Why You Cannot Upgrade the Processor in Your Smartphone?
For anyone familiar with desktop PC building, the inability to upgrade a smartphone’s core components is a source of constant frustration. Why can’t you just swap out an old processor for a new, faster one? The answer lies in a fundamental design choice that prioritizes miniaturization and manufacturing efficiency over modularity and repair: the System-on-a-Chip (SoC). Unlike a PC where the CPU, RAM, and graphics card are separate, swappable components, a smartphone’s SoC integrates all these functions and more onto a single, permanently soldered piece of silicon.
This “black box” design is a marvel of engineering, allowing for incredible power in a tiny, energy-efficient package. However, it is also the ultimate enabler of planned obsolescence. When your processor is no longer fast enough to run the latest apps, you cannot upgrade it. You must discard the entire device—including the perfectly good screen, battery, and chassis—and buy a new one. This is deeply significant from an environmental perspective, as lifecycle analyses consistently show that between 85-95% of a smartphone’s overall carbon footprint is produced during the manufacturing process, with the SoC being one of the most energy-intensive components to create.
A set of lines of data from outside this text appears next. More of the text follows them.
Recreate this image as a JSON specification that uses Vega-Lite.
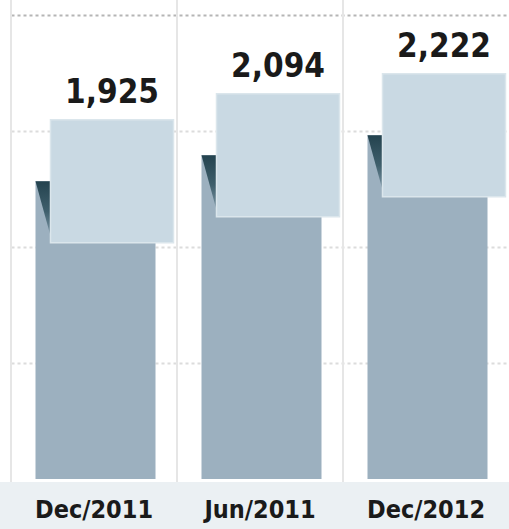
{
  "$schema": "https://vega.github.io/schema/vega-lite/v6.json",
  "width": 509,
  "height": 482,
  "autosize": "none",
  "padding": {"left": 0, "top": 0, "right": 0, "bottom": 47},
  "background": "#ebf0f3",
  "config": {"view": {"stroke": null, "fill": "#ffffff"}},
  "data": {"values": [
    {"period": "Dec/2011", "value": 1925},
    {"period": "Jun/2011", "value": 2094},
    {"period": "Dec/2012", "value": 2222}
  ]},
  "encoding": {
    "x": {
      "field": "period", "type": "nominal", "sort": null,
      "scale": {"range": [11, 509], "paddingInner": 0, "paddingOuter": 0},
      "axis": {"title": null, "domain": false, "ticks": false, "labelAngle": 0,
        "labelFont": "DejaVu Sans Condensed, sans-serif",
        "labelFontWeight": "bold", "labelFontSize": 25, "labelColor": "#1a1a1a",
        "labelPadding": 15, "grid": false}
    },
    "y": {
      "field": "value", "type": "quantitative",
      "scale": {"domain": [-19, 3097], "nice": false, "zero": false},
      "axis": {"title": null, "labels": false, "ticks": false, "domain": false,
        "values": [750, 1500, 2250, 3000], "grid": true, "gridDash": [3, 3],
        "gridColor": {"condition": {"test": "datum.value === 3000", "value": "#b5b5b5"}, "value": "#dcdcdc"},
        "gridWidth": 2}
    }
  },
  "layer": [
    {
      "mark": {"type": "rule", "xOffset": -83, "color": "#e6e6e6", "strokeWidth": 2},
      "encoding": {"x": {"field": "period", "type": "nominal", "sort": null}, "y": null}
    },
    {
      "mark": {"type": "bar", "width": 120, "xOffset": 1.5, "color": "#9cb0bf"}
    },
    {
      "mark": {"type": "point", "filled": true, "opacity": 1, "size": 3600, "xOffset": -58.5,
        "shape": "M 0 0 L 0.8 0 L 0.8 2 L 0.55 2 Z",
        "fill": {"gradient": "linear", "x1": 0, "y1": 0, "x2": 0, "y2": 1,
          "stops": [{"offset": 0, "color": "#24434f"}, {"offset": 0.5, "color": "#3f5f6c"}, {"offset": 1, "color": "#8aa2b2"}]},
        "strokeWidth": 0}
    },
    {
      "mark": {"type": "point", "shape": "square", "filled": true, "opacity": 1, "size": 15129,
        "xOffset": 18, "color": "#c9d9e3", "stroke": "#dbe6ec", "strokeWidth": 1.5}
    },
    {
      "mark": {"type": "text", "xOffset": 18, "yOffset": -78, "baseline": "alphabetic", "align": "center",
        "font": "DejaVu Sans Condensed, sans-serif",
        "fontWeight": "bold", "fontSize": 33, "color": "#1a1a1a"},
      "encoding": {"text": {"field": "value", "type": "quantitative", "format": ","}}
    }
  ]
}
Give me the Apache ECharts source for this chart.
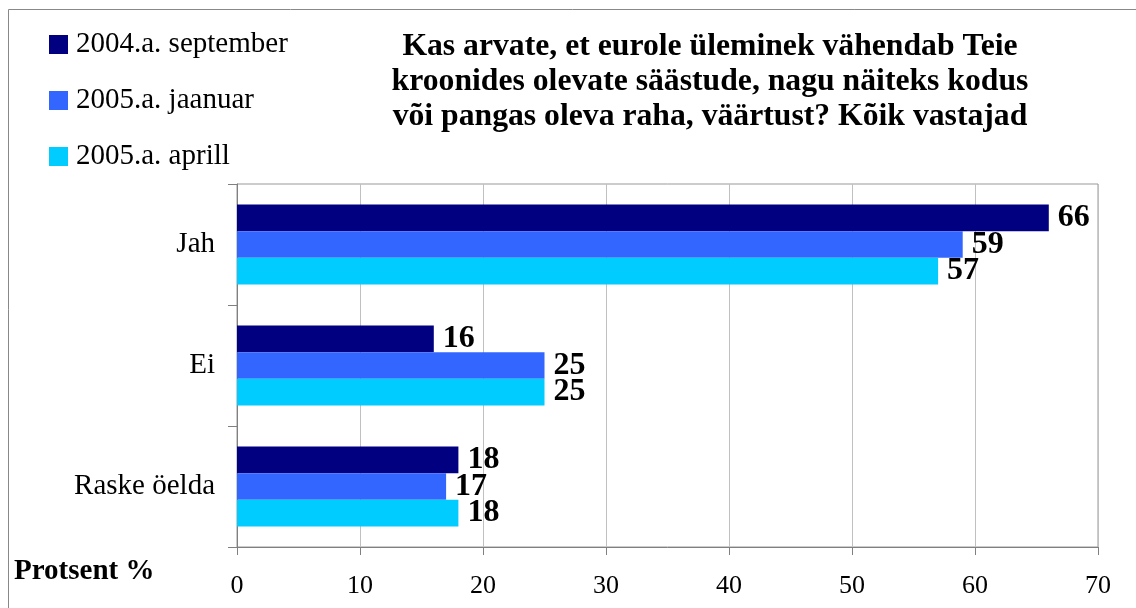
<!DOCTYPE html>
<html><head><meta charset="utf-8">
<script src="https://cdn.jsdelivr.net/npm/echarts@6/dist/echarts.min.js"></script>
<style>html,body{margin:0;padding:0;background:#fff}#c{width:1136px;height:608px}</style>
</head><body><div id="c"></div>
<script>
const categories = ['Jah', 'Ei', 'Raske öelda'];
const seriesNames = ['2004.a. september', '2005.a. jaanuar', '2005.a. aprill'];
const sept2004 = [66, 16, 18];
const jan2005 = [59, 25, 17];
const apr2005 = [57, 25, 18];
const xTicks = [0, 10, 20, 30, 40, 50, 60, 70];
const titleLines = ['Kas arvate, et eurole üleminek vähendab Teie', 'kroonides olevate säästude, nagu näiteks kodus', 'või pangas oleva raha, väärtust? Kõik vastajad'];
const colors = ['#000080', '#3366FF', '#00CCFF'];
const serif = '"Liberation Serif", "DejaVu Serif", serif';

const chart = echarts.init(document.getElementById('c'), null, {renderer: 'canvas'});
const values = [sept2004, jan2005, apr2005];
chart.setOption({
  animation: false,
  color: colors,
  title: {
    text: titleLines.join('\n'),
    left: 705, top: 24, textAlign: 'center',
    textStyle: {fontFamily: serif, fontWeight: 'bold', fontSize: 31.7, lineHeight: 35, color: '#000'}
  },
  legend: {
    orient: 'vertical', left: 49, top: 30, padding: 0,
    itemWidth: 19, itemHeight: 19, itemGap: 27, icon: 'rect',
    textStyle: {fontFamily: serif, fontSize: 29, lineHeight: 29, color: '#000', padding: [0, 0, 0, 3]},
    data: seriesNames
  },
  grid: {left: 237, right: 38, top: 184, bottom: 61, show: true, borderColor: '#999', borderWidth: 1},
  xAxis: {
    type: 'value', min: 0, max: 70, interval: 10,
    axisLine: {show: true, lineStyle: {color: '#808080'}},
    axisTick: {show: true, length: 8, lineStyle: {color: '#808080'}},
    splitLine: {show: true, lineStyle: {color: '#c0c0c0'}},
    axisLabel: {fontFamily: serif, fontSize: 26, color: '#000', margin: 26,
      formatter: v => xTicks.includes(v) ? String(v) : ''}
  },
  yAxis: {
    type: 'category', inverse: true, data: categories,
    axisLine: {show: true, lineStyle: {color: '#808080'}},
    axisTick: {show: true, length: 9, lineStyle: {color: '#808080'}},
    axisLabel: {fontFamily: serif, fontSize: 29, color: '#000', margin: 22}
  },
  series: seriesNames.map((n, i) => ({
    name: n, type: 'bar', data: values[i],
    barGap: '0%', barCategoryGap: '34%',
    label: {show: true, position: 'right', distance: 9, fontFamily: serif, fontWeight: 'bold', fontSize: 32, color: '#000'}
  })),
  graphic: [
    {type: 'rect', shape: {x: 8.5, y: 9.5, width: 1200, height: 700}, style: {fill: 'none', stroke: '#888', lineWidth: 1}, z: -1},
    {type: 'text', left: 14, top: 557, style: {text: 'Protsent %', font: 'bold 29px "Liberation Serif"', fill: '#000'}}
  ]
});
</script></body></html>
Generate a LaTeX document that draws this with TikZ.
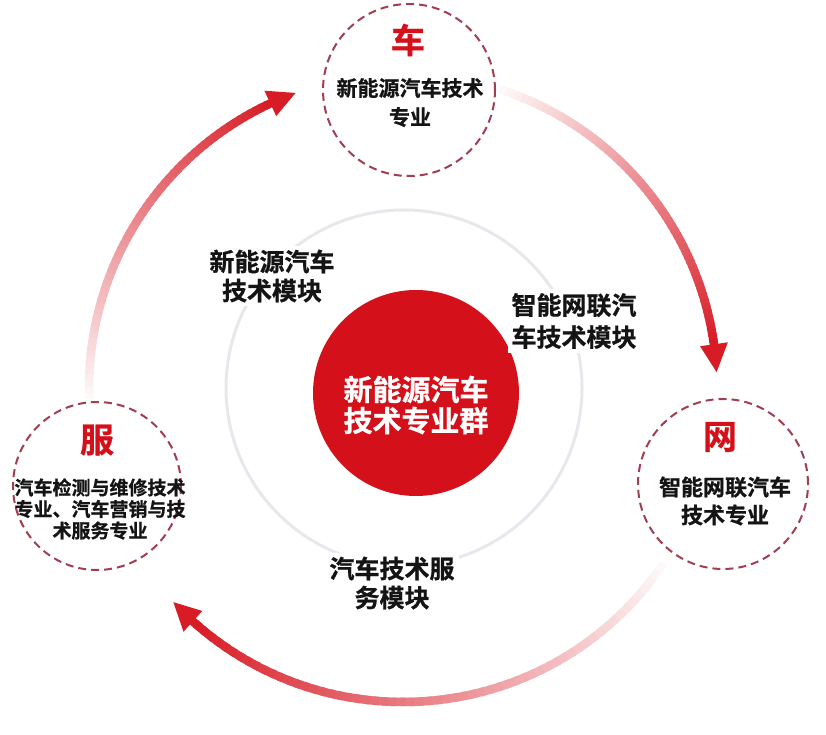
\documentclass[tikz,border=0pt]{standalone}
\usepackage{fontspec}
\newfontfamily\cjkb{Noto Sans CJK SC Bold}[FakeBold=0.8]
\usetikzlibrary{arrows.meta}
\definecolor{arrowred}{RGB}{216,28,38}
\definecolor{corered}{RGB}{212,16,26}
\definecolor{dashred}{RGB}{160,62,82}
\definecolor{ringgray}{RGB}{230,232,236}
\definecolor{txt}{RGB}{20,20,20}
\begin{document}
\begin{tikzpicture}[x=1pt,y=1pt,
  sat/.style={circle, draw=dashred, line width=2pt, dash pattern=on 8pt off 5pt, minimum size=#1, inner sep=0pt},
  lbl/.style={fill=white, align=center, text=txt, inner sep=4pt, font=\cjkb\fontsize{25}{29}\selectfont},
  sattxt/.style={align=center, text=txt, inner sep=0pt},
  bigchar/.style={text=corered, inner sep=0pt, font=\cjkb\fontsize{34}{36}\selectfont},
  arrowhead/.style={fill=arrowred, draw=none}]
\fill[white] (0,0) rectangle (826,734);
\useasboundingbox (0,0) rectangle (826,734);
\coordinate (C) at (403,346);

% gradient arcs
\foreach \s/\e in {72/8, -34/-132, 182/115}{
  \foreach \i in {0,...,59}{
    \pgfmathsetmacro\a{\s+(\e-\s)*\i/60}
    \pgfmathsetmacro\b{\s+(\e-\s)*(\i+1.6)/60}
    \pgfmathsetmacro\c{3+97*(\i/59)}
    \draw[line width=8.5pt, arrowred!\c!white] ([shift={(\a:314pt)}]C) arc[start angle=\a, end angle=\b, radius=314pt];
  }
}
% arrow heads
\fill[arrowhead] ([shift={(8:328pt)}]C) -- ([shift={(2.9:314pt)}]C) -- ([shift={(8:300pt)}]C) -- cycle;
\fill[arrowhead] ([shift={(-132:328pt)}]C) -- ([shift={(-137:314pt)}]C) -- ([shift={(-132:300pt)}]C) -- cycle;
\fill[arrowhead] ([shift={(115:328pt)}]C) -- ([shift={(110:314pt)}]C) -- ([shift={(115:300pt)}]C) -- cycle;

% inner gray ring
\node[circle, draw=ringgray, line width=3pt, minimum size=356pt, inner sep=0pt] (ring) at (404,346) {};

% core
\node[circle, fill=corered, minimum size=206pt, inner sep=0pt] (core) at (416,341) {};
\node[align=center, text=white, inner sep=0pt, font=\cjkb\fontsize{29}{31}\selectfont] (coretxt) at (416,329) {新能源汽车\\技术专业群};

% module labels
\node[lbl] (m1) at (272,458) {新能源汽车\\技术模块};
\node[lbl, font=\cjkb\fontsize{25}{32}\selectfont] (m2) at (574,413) {智能网联汽\\车技术模块};
\node[lbl] (m3) at (392,151) {汽车技术服\\务模块};

% satellites
\node[sat=172pt] (che) at (409,644) {};
\node[bigchar] (chechar) at (408,694) {车};
\node[sattxt, font=\cjkb\fontsize{21}{29}\selectfont] (chetxt) at (410,631.5) {新能源汽车技术\\专业};

\node[sat=170pt] (wang) at (723,250) {};
\node[bigchar] (wangchar) at (720,297) {网};
\node[sattxt, font=\cjkb\fontsize{22}{28}\selectfont] (wangtxt) at (725,233) {智能网联汽车\\技术专业};

\node[sat=168pt] (fu) at (97,248) {};
\node[bigchar] (fuchar) at (97,294) {服};
\node[sattxt, font=\cjkb\fontsize{19}{21.5}\selectfont] (futxt) at (100,225) {汽车检测与维修技术\\专业、汽车营销与技\\术服务专业};
\end{tikzpicture}
\end{document}
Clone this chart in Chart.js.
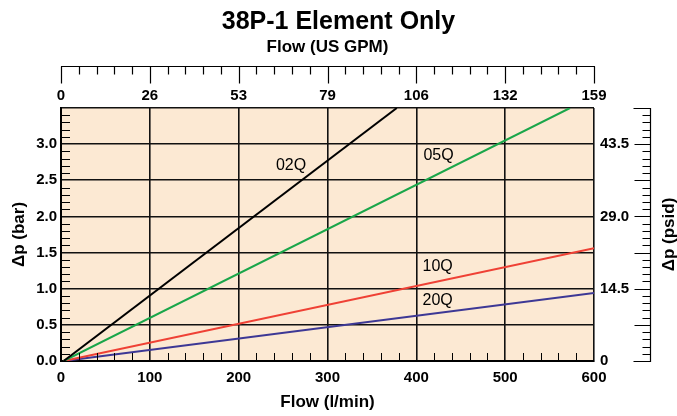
<!DOCTYPE html>
<html>
<head>
<meta charset="utf-8">
<script src="https://cdn.jsdelivr.net/npm/chart.js@4.4.1/dist/chart.umd.min.js"></script>
<style>
  html, body { margin: 0; padding: 0; background: #fff; }
  #wrap { width: 677px; height: 416px; }
</style>
</head>
<body>
<div id="wrap"><canvas id="chart"></canvas></div>
<script>
// flow in l/min, pressure drop in bar (lines run straight from near zero)
var seriesNames = ['02Q', '05Q', '10Q', '20Q'];
var flow02Q = [3, 378];
var dp02Q = [0, 3.5];
var flow05Q = [3, 573];
var dp05Q = [0, 3.5];
var flow10Q = [3, 600];
var dp10Q = [0, 1.56];
var flow20Q = [3, 600];
var dp20Q = [0, 0.94];

// tick labels
var gpmLabels = ['0', '26', '53', '79', '106', '132', '159'];
var psidTicks = [0, 14.5, 29.0, 43.5];

var font = "'Liberation Sans', Arial, sans-serif";
var colors = ['#000000', '#1aa64a', '#ef4135', '#3d3895'];

function pts(xs, ys) {
    return xs.map(function (x, i) { return { x: x, y: ys[i] }; });
}

var allFlows = [flow02Q, flow05Q, flow10Q, flow20Q];
var allDps = [dp02Q, dp05Q, dp10Q, dp20Q];

var datasets = seriesNames.map(function (name, i) {
    return {
        label: name,
        data: pts(allFlows[i], allDps[i]),
        borderColor: colors[i],
        borderWidth: 2,
        pointRadius: 0,
        tension: 0
    };
});

// where the series names sit (flow, dp)
var nameAt = [[259, 2.71], [425, 2.84], [424, 1.30], [424, 0.84]];

var decor = {
    id: 'decor',
    beforeDraw: function (chart) {
        var a = chart.chartArea, c = chart.ctx;
        c.save();
        c.fillStyle = '#fce9d3';
        c.fillRect(a.left, a.top, a.right - a.left, a.bottom - a.top);
        c.restore();
    },
    afterDraw: function (chart) {
        var c = chart.ctx, a = chart.chartArea;
        var xs = chart.scales.x, ys = chart.scales.y, y2 = chart.scales.y2;
        c.save();
        c.strokeStyle = '#000';
        c.lineWidth = 1;

        // minor ticks inside the plot
        c.beginPath();
        for (var v = 1; v < 35; v++) {
            if (v % 5 === 0) continue;
            var py = Math.round(ys.getPixelForValue(v / 10)) + 0.5;
            c.moveTo(a.left, py);
            c.lineTo(a.left + 9, py);
        }
        for (var f = 20; f < 600; f += 20) {
            if (f % 100 === 0) continue;
            var px = Math.round(xs.getPixelForValue(f)) + 0.5;
            c.moveTo(px, a.bottom);
            c.lineTo(px, a.bottom - 8);
        }
        c.stroke();

        // top axis (US GPM)
        var topY = 66.5;
        c.lineWidth = 1.2;
        c.beginPath();
        c.moveTo(a.left, topY);
        c.lineTo(a.right + 1, topY);
        for (var g = 0; g <= 600; g += 20) {
            var gx = Math.round(xs.getPixelForValue(g)) + 0.5;
            c.moveTo(gx, topY);
            c.lineTo(gx, topY + (g % 100 === 0 ? 17 : 8));
        }
        c.stroke();

        // right axis (psid)
        var rx = 650.5;
        var yb = y2.getPixelForValue(0), yt = y2.getPixelForValue(y2.max);
        c.beginPath();
        c.moveTo(rx, yt);
        c.lineTo(rx, yb + 1);
        for (var k = 0; k <= 35; k++) {
            var ky = Math.round(ys.getPixelForValue(k / 10)) + 0.5;
            var len = (k === 0 || k === 35) ? 17 : (k % 5 === 0 ? 16 : 8);
            c.moveTo(rx, ky);
            c.lineTo(rx - len, ky);
        }
        c.stroke();

        c.fillStyle = '#000';
        c.font = 'bold 17px ' + font;
        c.textAlign = 'center';
        c.textBaseline = 'middle';
        c.translate(669, (a.top + a.bottom) / 2);
        c.rotate(-Math.PI / 2);
        c.fillText('\u0394p (psid)', 0, 0);
        c.restore();

        // series names
        c.save();
        c.fillStyle = '#000';
        c.font = '16px ' + font;
        c.textAlign = 'center';
        c.textBaseline = 'middle';
        seriesNames.forEach(function (name, i) {
            c.fillText(name, xs.getPixelForValue(nameAt[i][0]), ys.getPixelForValue(nameAt[i][1]));
        });
        c.restore();
    }
};

var tickFont = { family: font, size: 15, weight: 'bold' };
var titleFont = { family: font, size: 17, weight: 'bold' };

new Chart(document.getElementById('chart'), {
    type: 'line',
    data: { datasets: datasets },
    plugins: [decor],
    options: {
        responsive: true,
        maintainAspectRatio: false,
        animation: false,
        layout: { padding: 0 },
        plugins: {
            legend: { display: false },
            tooltip: { enabled: false },
            title: {
                display: true,
                text: '38P-1 Element Only',
                color: '#000',
                font: { family: font, size: 25, weight: 'bold' },
                padding: { top: 7, bottom: 0 }
            }
        },
        scales: {
            x: {
                type: 'linear',
                min: 0,
                max: 600,
                ticks: { stepSize: 100, color: '#000', font: tickFont, padding: 8 },
                grid: { color: '#111', lineWidth: 1.6, drawTicks: false },
                border: { color: '#000', width: 2 },
                title: { display: true, text: 'Flow (l/min)', color: '#000', font: titleFont, padding: { top: 0, bottom: 3 } },
                afterFit: function (s) { s.height = 55; }
            },
            x2: {
                type: 'linear',
                position: 'top',
                min: 0,
                max: 600,
                ticks: {
                    stepSize: 100, color: '#000', font: tickFont, padding: 3,
                    callback: function (v, i) { return gpmLabels[i]; }
                },
                grid: { display: false, drawTicks: false },
                border: { display: false },
                title: { display: true, text: 'Flow (US GPM)', color: '#000', font: titleFont, padding: { top: 0, bottom: 0 } },
                afterFit: function (s) { s.height = 108 - 37; }
            },
            y: {
                type: 'linear',
                min: 0,
                max: 3.5,
                ticks: {
                    stepSize: 0.5, color: '#000', font: tickFont, padding: 4,
                    callback: function (v) { return v >= 3.5 ? '' : v.toFixed(1); }
                },
                grid: { color: '#111', lineWidth: 1.6, drawTicks: false },
                border: { color: '#000', width: 2 },
                title: { display: true, text: '\u0394p (bar)', color: '#000', font: titleFont, padding: { top: 9, bottom: 0 } },
                afterFit: function (s) { s.width = 61; }
            },
            y2: {
                type: 'linear',
                position: 'right',
                min: 0,
                max: 3.5 * 14.5,
                afterBuildTicks: function (s) {
                    s.ticks = psidTicks.map(function (v) { return { value: v }; });
                },
                ticks: {
                    color: '#000', font: tickFont, padding: 6,
                    callback: function (v) { return v === 0 ? '0' : v.toFixed(1); }
                },
                grid: { display: false, drawTicks: false },
                border: { display: false },
                afterFit: function (s) { s.width = 677 - 594; }
            }
        }
    }
});
</script>
</body>
</html>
The scale of this embedded carbon is immense. With over a billion smartphones shipped annually, even small differences in manufacturing efficiency for the SoC have global consequences. As an example of this scale, a recent analysis from TechInsights highlighted the massive cumulative impact. Their forecasts reveal that with 1.16 billion smartphones shipped in 2024, the differences in manufacturing efficiency between processor types could equate to the carbon emissions of driving a car 46,000 times around the globe. The SoC is not just a component; it is the carbon heart of the device. Its non-upgradable nature guarantees that this massive carbon investment has a finite, and often brief, lifespan.